After much soul searching, I have to answer the reason that probably lies behind all blogs: I blog for myself. If I didn’t get something out of it, I wouldn’t be doing it. Although, that doesn’t mean there’s nothing altruistic about the time I invest – there are people who find some of the information I post to be useful. However, it makes me happy to when I get a comment that tells me that something I post made them think, answered a question or just helped them get their computer configured. Yes, I (unashamedly) love to help people, and that is what I get out of blogging.
The less subtle question implied is “who do you think your target audience is?” As to that, I have to admit, I’m not sure. There are several distinct groups who might find information I post to be useful:
- People who do Chip-Seq may enjoy the posts on FindPeaks
- Next Generation Sequencing related posts may have a broader audience of scientists in the field
- People who use Linux probably enjoy the Ubuntu related posts
- Grad Students might find my school related posts to be insightful (maybe?)
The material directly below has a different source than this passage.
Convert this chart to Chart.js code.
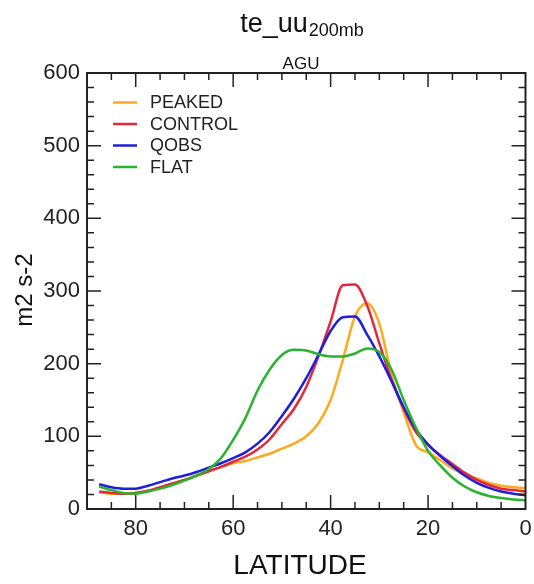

- Anyone who enjoys art might find some of my science art to be unique.
And yes, what that should tell you is that I have a wide, diverse audience. I would suggest that many of the groups above are non-overlapping, so at any one time, I’m probably boring 80% of my audience.
That is the core of the “why am I blogging” question: who am I writing for? Between now and the time I move my blog over to NN (Yes, I think that’s where I’m headed), I’m going to try to narrow it down a bit. Some decisions are fairly easy, I’m probably going to drop my linux related posts (there are better forums, and I already participate in them.) and the art/photography is already on the wane. The Grad School posts will probably accelerate for a bout a year (hopefully) and then tail off completely. That should provide a little more focus, in the wake of my scholastic adventures, assuming I can continue blogging once I leave academia – I’ll cross that bridge when I get to it.
So, why do I blog? Because I enjoy the conversations and the community. As long as people are reading what I have to say, as long as I get the occasional comment, and as long as there is a reason to keep talking, I’ll keep blogging.